## [PROBLEM STATEMENT]
Show every line below where "this" can be found.

## [MATERIAL SHOWN]
-*-*-

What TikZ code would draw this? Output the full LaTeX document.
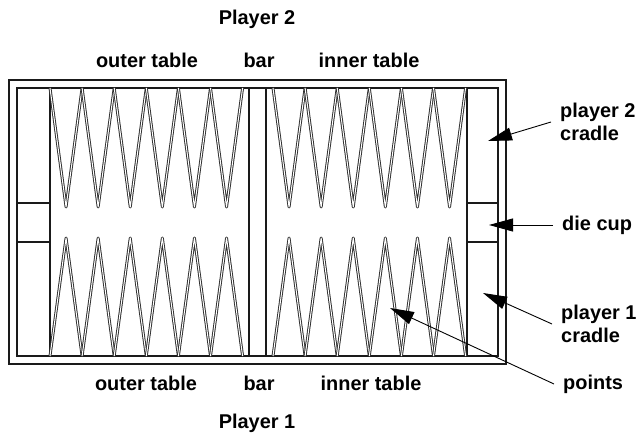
\documentclass[tikz,border=0pt]{standalone}
\usepackage{fontspec}
\setmainfont{Liberation Sans}
\usetikzlibrary{arrows.meta,positioning}
\definecolor{bdark}{HTML}{1A1A1A}
\definecolor{bpoint}{HTML}{2E2E2E}

\begin{document}
\begin{tikzpicture}[x=1bp, y=-1bp,
    board/.style={draw=bdark, line width=1.5bp},
    point/.style={draw=bpoint, line width=0.95bp, double=white, double distance=1bp, line join=round},
    lbl/.style={font=\bfseries\fontsize{20}{23}\selectfont, inner sep=2bp},
    side/.style={lbl, anchor=west, align=left, inner xsep=9bp},
    pointer/.style={draw=black, line width=0.9bp, -{Triangle[length=24bp, width=13bp]}}
]
    \useasboundingbox (0,0) rectangle (643,437);

    % Board frame
    \draw[board] (9,80) rectangle (506,364);
    \draw[board] (17,88) rectangle (498,356);

    % Cradles, die cups and bar
    \draw[board] (50,88) -- (50,356);
    \draw[board] (467,88) -- (467,356);
    \draw[board] (249,88) -- (249,356);
    \draw[board] (266,88) -- (266,356);
    \draw[board] (17,203) -- (50,203);
    \draw[board] (17,242) -- (50,242);
    \draw[board] (467,203) -- (498,203);
    \draw[board] (467,242) -- (498,242);

    % Points
    \foreach \s in {50,273} {
        \foreach \i in {0,...,5} {
            \draw[point] (\s+\i*32.1,88) -- (\s+\i*32.1+16.05,207) -- (\s+\i*32.1+32.1,88);
            \draw[point] (\s+\i*32.1,356) -- (\s+\i*32.1+16.05,238) -- (\s+\i*32.1+32.1,356);
        }
    }

    % Table labels
    \node[lbl] (player2) at (257,19) {Player 2};
    \node[lbl] (outertop) at (147,60) {outer table};
    \node[lbl] (bartop) at (259,60) {bar};
    \node[lbl] (innertop) at (369,60) {inner table};
    \node[lbl] (outerbot) at (146,383) {outer table};
    \node[lbl] (barbot) at (259,383) {bar};
    \node[lbl] (innerbot) at (371,383) {inner table};
    \node[lbl] (player1) at (257,423) {Player 1};

    % Side labels
    \node[side] (cradle2) at (551,122) {player 2\\cradle};
    \node[side] (cup) at (553,225) {die cup};
    \node[side] (cradle1) at (552,324) {player 1\\cradle};
    \node[side] (points) at (554,384) {points};

    \coordinate (cradle2tip) at (488,141);
    \coordinate (cuptip) at (489,225);
    \coordinate (cradle1tip) at (483,293);
    \coordinate (pointstip) at (390,308);

    % Pointers
    \draw[pointer] (cradle2.west) -- (cradle2tip);
    \draw[pointer] (cup.west) -- (cuptip);
    \draw[pointer] (cradle1.west) -- (cradle1tip);
    \draw[pointer] (points.west) -- (pointstip);

\end{tikzpicture}
\end{document}
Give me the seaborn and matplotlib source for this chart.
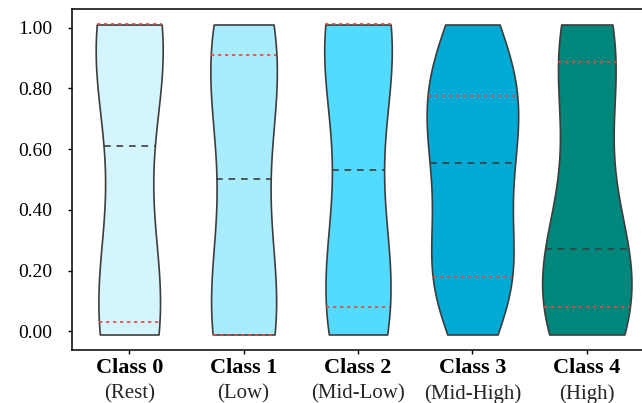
import matplotlib
matplotlib.use("Agg")
import matplotlib.pyplot as plt
import matplotlib.transforms as mtransforms
import numpy as np
import pandas as pd
import seaborn as sns

# Per-class score samples
class_0 = [-0.01, -0.01, -0.01, 0.0, 0.0, 0.01, 0.02, 0.02, 0.03, 0.03,
           0.06, 0.10, 0.15, 0.21, 0.28, 0.38, 0.60, 0.62, 0.76, 0.83,
           0.88, 0.92, 0.95, 0.98, 1.01, 1.01, 1.01, 1.01, 1.01, 1.01,
           1.01, 1.01, 1.01, 1.01]
class_1 = [-0.01, -0.01, -0.01, -0.01, -0.01, -0.01, -0.01, -0.01, -0.01, 0.03,
           0.08, 0.14, 0.20, 0.27, 0.36, 0.48, 0.52, 0.63, 0.72, 0.79,
           0.84, 0.87, 0.89, 0.91, 0.91, 0.94, 0.96, 0.98, 1.00, 1.01,
           1.01, 1.01]
class_2 = [-0.01, -0.01, 0.0, 0.02, 0.03, 0.05, 0.06, 0.07, 0.08, 0.08,
           0.12, 0.16, 0.21, 0.26, 0.32, 0.40, 0.51, 0.55, 0.70, 0.80,
           0.86, 0.91, 0.95, 0.98, 1.01, 1.01, 1.01, 1.01, 1.01, 1.01,
           1.01, 1.01, 1.01, 1.01]
class_3 = [-0.01, 0.06, 0.10, 0.13, 0.15, 0.16, 0.17, 0.175, 0.178, 0.18,
           0.18, 0.21, 0.26, 0.32, 0.38, 0.43, 0.48, 0.52, 0.55, 0.56,
           0.59, 0.62, 0.65, 0.68, 0.71, 0.73, 0.755, 0.775, 0.775, 0.79,
           0.82, 0.85, 0.88, 0.91, 0.94, 0.97, 0.99, 1.01]
class_4 = [-0.01, -0.01, 0.0, 0.01, 0.02, 0.03, 0.04, 0.05, 0.07, 0.08,
           0.08, 0.10, 0.13, 0.16, 0.18, 0.20, 0.22, 0.24, 0.26, 0.26,
           0.28, 0.32, 0.37, 0.43, 0.50, 0.58, 0.66, 0.74, 0.82, 0.885,
           0.885, 0.90, 0.92, 0.94, 0.96, 0.98, 0.99, 1.0, 1.01, 1.01]

class_names = ["Class 0", "Class 1", "Class 2", "Class 3", "Class 4"]
class_desc = ["(Rest)", "(Low)", "(Mid-Low)", "(Mid-High)", "(High)"]
class_colors = ["#d5f5fe", "#a9ecfe", "#52dbff", "#00aad4", "#00877c"]
y_ticks = [0.0, 0.2, 0.4, 0.6, 0.8, 1.0]

samples = [class_0, class_1, class_2, class_3, class_4]
df = pd.DataFrame({
    "cls": np.repeat(class_names, [len(s) for s in samples]),
    "score": np.concatenate(samples),
})

sns.set_style("ticks")
plt.rcParams["font.family"] = ["Liberation Serif", "DejaVu Serif"]

fig = plt.figure(figsize=(6.42, 4.03), dpi=100)
ax = fig.add_axes([72 / 642, 53 / 403, 572 / 642, 341 / 403])

sns.violinplot(
    data=df, x="cls", y="score", hue="cls", order=class_names,
    hue_order=class_names, palette=class_colors, legend=False,
    inner="quart", cut=0, width=0.8, saturation=1, bw_adjust=1.3,
    density_norm="area", common_norm=True,
    linewidth=1.2, linecolor="#3d3d3d", ax=ax,
)

# Median: dark dashed; quartiles: red dotted
for i, line in enumerate(ax.lines):
    if i % 3 == 1:
        line.set_color("#3d3d3d")
        line.set_dashes((4, 3.5))
        line.set_linewidth(1.2)
    else:
        line.set_color("#e8453c")
        line.set_dashes((2, 2.2))
        line.set_linewidth(1.2)

ax.set_xlim(-0.5, 4.5)
ax.set_yticks(y_ticks)
ax.set_yticklabels([f"{v:.2f}" for v in y_ticks], fontsize=14)
ax.set_xticks(range(len(class_names)))
ax.set_xticklabels(class_names, fontsize=16, fontweight="bold")
ax.tick_params(axis="both", direction="out", length=3, width=1, colors="black")
ax.tick_params(axis="y", pad=11)
ax.tick_params(axis="x", pad=3)
ax.set_xlabel("")
ax.set_ylabel("")

trans = mtransforms.blended_transform_factory(ax.transData, ax.transAxes)
for i, desc in enumerate(class_desc):
    ax.text(i, -0.100, desc, transform=trans, ha="center", va="top",
            fontsize=15)

for side in ["left", "top", "bottom"]:
    ax.spines[side].set_visible(True)
    ax.spines[side].set_color("black")
    ax.spines[side].set_linewidth(1.1)
ax.spines["right"].set_visible(False)

fig.savefig("out.png", dpi=100)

-*-*-

## [RESPONSE TO THE TASK]
What TikZ code would draw this? Output the full LaTeX document.
Give me the seaborn and matplotlib source for this chart.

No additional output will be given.